2010年8月10日星期二

Red Beans Crystal Jelly Mooncakes 红豆水晶月饼











Red Beans Crystal Jelly Mooncakes
For filling
A:
150g pre-cooked red beans
350ml mineral water
100g caster sugar
2 tsps agar-agar powder
½ tsp jelly powder
2 blades pandan leaves (knotted)

B: (mixed together)
100ml packet-type concentrated coconut milk
1 tbsp cornflour
Dash of salt

C:
10 mock egg yolk jelly (see below)

For skin:
650ml mineral water
100ml packet-type concentrated coconut milk
140g caster sugar
2 blades pandan leaves (knotted)
2½ tsps agar-agar powder
½ tsp jelly powder
2 tbsps condensed milk
Dash of red colouring

Utensil needed:
10 small cake moulds
10 jelly moulds

Method:
1. Blend lightly the pre-cooked red beans.
2. Combine no.(1) and remaining ingredients of (A) together.
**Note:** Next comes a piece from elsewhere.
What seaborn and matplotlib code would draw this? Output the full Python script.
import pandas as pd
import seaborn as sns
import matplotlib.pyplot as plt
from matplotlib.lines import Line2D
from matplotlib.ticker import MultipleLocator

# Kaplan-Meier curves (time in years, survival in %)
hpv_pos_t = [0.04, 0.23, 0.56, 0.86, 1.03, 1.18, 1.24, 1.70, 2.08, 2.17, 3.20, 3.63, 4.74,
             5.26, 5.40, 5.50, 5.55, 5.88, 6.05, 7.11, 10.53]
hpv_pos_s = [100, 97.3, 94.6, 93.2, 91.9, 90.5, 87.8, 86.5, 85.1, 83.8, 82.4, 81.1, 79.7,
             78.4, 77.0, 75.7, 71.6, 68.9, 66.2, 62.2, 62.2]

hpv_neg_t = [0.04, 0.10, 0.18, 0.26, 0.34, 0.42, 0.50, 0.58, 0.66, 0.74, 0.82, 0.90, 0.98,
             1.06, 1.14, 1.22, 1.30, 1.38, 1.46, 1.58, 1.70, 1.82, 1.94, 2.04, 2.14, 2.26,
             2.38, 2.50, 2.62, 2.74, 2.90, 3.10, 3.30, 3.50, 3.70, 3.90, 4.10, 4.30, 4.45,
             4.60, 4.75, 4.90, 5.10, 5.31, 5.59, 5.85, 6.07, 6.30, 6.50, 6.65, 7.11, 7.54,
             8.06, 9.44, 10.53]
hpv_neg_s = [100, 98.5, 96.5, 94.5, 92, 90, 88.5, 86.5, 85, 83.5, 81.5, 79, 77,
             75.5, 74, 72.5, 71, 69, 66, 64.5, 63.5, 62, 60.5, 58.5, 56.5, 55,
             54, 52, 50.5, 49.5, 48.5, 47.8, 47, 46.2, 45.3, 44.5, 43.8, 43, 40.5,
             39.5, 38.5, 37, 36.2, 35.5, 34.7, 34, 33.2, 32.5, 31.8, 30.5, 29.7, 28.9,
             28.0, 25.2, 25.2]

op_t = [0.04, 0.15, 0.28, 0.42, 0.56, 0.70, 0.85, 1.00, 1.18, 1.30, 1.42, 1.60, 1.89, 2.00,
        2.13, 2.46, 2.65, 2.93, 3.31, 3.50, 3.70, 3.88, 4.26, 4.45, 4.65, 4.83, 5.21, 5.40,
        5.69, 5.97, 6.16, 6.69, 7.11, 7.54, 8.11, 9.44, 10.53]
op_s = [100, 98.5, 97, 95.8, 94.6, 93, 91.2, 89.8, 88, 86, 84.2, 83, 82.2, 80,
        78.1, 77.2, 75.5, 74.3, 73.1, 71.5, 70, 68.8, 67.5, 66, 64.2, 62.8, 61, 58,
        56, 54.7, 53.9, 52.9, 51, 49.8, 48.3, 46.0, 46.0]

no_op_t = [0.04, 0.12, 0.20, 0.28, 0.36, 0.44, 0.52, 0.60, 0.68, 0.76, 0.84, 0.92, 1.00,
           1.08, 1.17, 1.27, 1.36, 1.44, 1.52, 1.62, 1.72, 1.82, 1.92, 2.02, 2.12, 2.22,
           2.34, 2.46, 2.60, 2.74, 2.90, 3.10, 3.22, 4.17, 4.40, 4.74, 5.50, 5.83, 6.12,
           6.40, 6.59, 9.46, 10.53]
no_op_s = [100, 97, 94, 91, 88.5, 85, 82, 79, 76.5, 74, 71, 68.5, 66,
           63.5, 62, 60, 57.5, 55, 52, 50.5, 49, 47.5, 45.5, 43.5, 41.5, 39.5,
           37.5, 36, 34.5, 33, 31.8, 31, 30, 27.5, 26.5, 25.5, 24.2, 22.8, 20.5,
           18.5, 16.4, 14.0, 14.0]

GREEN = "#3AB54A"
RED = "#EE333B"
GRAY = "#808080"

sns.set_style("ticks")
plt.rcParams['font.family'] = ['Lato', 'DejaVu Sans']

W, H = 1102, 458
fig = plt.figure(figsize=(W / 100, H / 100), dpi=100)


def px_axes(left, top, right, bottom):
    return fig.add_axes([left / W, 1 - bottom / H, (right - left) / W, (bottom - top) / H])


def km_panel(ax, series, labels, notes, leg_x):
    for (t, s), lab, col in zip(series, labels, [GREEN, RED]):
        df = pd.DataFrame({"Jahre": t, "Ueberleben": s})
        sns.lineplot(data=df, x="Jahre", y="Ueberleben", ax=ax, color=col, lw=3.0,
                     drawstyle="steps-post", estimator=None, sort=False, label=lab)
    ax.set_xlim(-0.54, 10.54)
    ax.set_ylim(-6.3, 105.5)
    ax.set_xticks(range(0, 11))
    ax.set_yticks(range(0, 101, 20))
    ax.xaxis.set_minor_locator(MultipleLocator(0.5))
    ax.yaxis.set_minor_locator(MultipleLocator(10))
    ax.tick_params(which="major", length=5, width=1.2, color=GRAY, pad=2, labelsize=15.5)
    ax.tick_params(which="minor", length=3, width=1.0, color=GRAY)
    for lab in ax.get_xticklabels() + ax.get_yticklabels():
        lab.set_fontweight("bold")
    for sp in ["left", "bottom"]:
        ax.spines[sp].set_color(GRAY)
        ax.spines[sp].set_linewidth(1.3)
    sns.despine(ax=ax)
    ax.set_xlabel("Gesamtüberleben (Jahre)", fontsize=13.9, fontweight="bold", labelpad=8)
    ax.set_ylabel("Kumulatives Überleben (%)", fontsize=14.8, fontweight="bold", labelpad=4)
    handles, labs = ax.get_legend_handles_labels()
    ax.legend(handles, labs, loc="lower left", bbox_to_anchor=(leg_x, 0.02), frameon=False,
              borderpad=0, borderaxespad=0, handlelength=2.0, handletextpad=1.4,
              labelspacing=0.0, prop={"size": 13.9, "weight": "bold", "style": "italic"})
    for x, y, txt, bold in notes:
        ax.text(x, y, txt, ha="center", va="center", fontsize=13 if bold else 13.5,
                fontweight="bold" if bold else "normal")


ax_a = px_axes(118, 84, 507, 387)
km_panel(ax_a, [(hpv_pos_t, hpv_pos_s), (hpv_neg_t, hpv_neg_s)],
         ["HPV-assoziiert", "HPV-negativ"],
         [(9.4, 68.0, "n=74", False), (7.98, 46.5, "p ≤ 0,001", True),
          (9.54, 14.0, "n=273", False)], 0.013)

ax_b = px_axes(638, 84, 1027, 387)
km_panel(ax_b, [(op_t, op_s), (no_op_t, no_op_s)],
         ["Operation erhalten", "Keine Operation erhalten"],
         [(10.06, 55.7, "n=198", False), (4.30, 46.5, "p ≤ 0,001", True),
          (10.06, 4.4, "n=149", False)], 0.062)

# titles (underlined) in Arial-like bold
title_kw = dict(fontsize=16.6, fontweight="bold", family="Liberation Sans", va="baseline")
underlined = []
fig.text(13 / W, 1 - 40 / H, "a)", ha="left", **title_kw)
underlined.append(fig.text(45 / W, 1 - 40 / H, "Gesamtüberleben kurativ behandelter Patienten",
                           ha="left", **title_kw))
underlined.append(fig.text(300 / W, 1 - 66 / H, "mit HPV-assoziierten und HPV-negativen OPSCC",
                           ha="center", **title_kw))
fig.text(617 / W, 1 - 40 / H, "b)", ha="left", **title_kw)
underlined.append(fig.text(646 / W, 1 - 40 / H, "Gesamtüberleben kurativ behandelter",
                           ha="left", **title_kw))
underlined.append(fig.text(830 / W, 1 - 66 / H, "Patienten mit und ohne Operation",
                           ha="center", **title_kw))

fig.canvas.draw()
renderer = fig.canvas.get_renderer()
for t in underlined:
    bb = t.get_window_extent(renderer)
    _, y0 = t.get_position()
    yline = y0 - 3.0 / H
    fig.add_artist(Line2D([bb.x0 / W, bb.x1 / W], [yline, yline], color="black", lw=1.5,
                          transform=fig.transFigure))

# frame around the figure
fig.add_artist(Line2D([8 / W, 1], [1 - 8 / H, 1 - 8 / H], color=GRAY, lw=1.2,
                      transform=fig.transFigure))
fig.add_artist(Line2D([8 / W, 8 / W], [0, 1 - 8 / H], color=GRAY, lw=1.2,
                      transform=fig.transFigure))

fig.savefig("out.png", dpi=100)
Bring it to a boil, add in ingredient (B) and let it come to another boil. Turn heat to low, cook a further two minutes. Turn off heat.
3. Place a mock egg yolk jelly of (C) inside each mould. Fill with no.(2) to the brim. Cool and leave them to set. Dislodge jelly.
4. Combine all ingredients for skin in a small pot. Stir till it boils and turn on low heat. Stir for two minutes, turn off heat. Discard pandan leaves.
5. Fill moulds with no.(4) to one-third full only. Place in no.(3) after dislodging. Fill in more of no.(4) to the brim. Use two skewers to raise no.(3) to a nice level. Ensure no.(4) has a level base. Cool, keep chilled.


Tips:
1. Jelly mooncakes cooked with mineral water has a superior taste than normal tap water.
2. Cooking boiled jelly for an extra couple of minutes ensure jelly does not go runny.
3. Adding a touch of salt to coconut milk helps jelly to have a better shelf life.

红豆水晶月饼

馅料A:
煮好红豆150克
矿泉水350毫升
幼糖100克
燕菜粉2茶匙
遮里粉半茶匙

馅料B:(混合均匀)
包装浓椰浆100毫升
粟粉1汤匙
盐少许

馅料C:
蛋黄燕菜10粒(参阅以下)

皮料:
矿泉水650毫升
包装浓椰浆100毫升
幼糖140克
班兰叶2片(打结)
燕菜粉2茶匙半
遮里粉半茶匙
炼奶2汤匙
红色素少许

用具:
小蛋糕模10个
燕菜模型10个

做法:
1. 将煮好的红豆稍微打碎。
2. 将(1)及其余(A)料搅匀煮至滚加入(B)料拌匀煮滚,转小火再煮2分钟,熄火。
3. 先将馅料(C)的蛋黄燕菜各别放入小蛋糕模里,淋入(2)至满,待凉冷藏至凝固,取出。
4. 将所有皮料放入小锅搅匀煮滚,转小火煮2分钟,熄火,取出班兰叶。
5. 将(4)倒入燕菜模至1/3满。放入(3)再淋满(4),用两支竹签将(3)提起再放好,使(4)的
底部完全渗入,再待凉冷藏至凝固。

贴士:
1. 用矿泉水煮燕菜使煮出来的燕菜不会有自来水的味道。
2. 燕菜煮滚后继续煮多数分钟使凝固后的燕菜不会出水。
3. 椰浆里放些盐使煮好的燕菜放久不会有异味。









Mock Egg Yolk Jelly
For interior filling:
200ml mineral water
1 tsp agar-agar powder
40g caster sugar
2 tbsps condensed milk
Little egg yolk yellow colouring

Utensil needed:
1 set of round ice-cube mould

Method:
1. Combine ingredients in a pot, bring it to a boil. Turn to low heat and boil a further two minutes. Turn off heat.
2. Pour this hot solution into the ice-cube mould. Leave to cool, keep chilled till well set. Unmould for use.

蛋黄燕菜

内馅:
矿泉水200毫升
燕菜粉1茶匙
幼糖40克
炼奶2汤匙
蛋黄色素少许

用具:
圆形冰块模1个

做法:
1. 将所有材料放入锅里搅匀煮至滚,转小火继续煮2分钟,熄火。
2. 将(1)倒入冰块模待凉,冷藏至凝固,取出。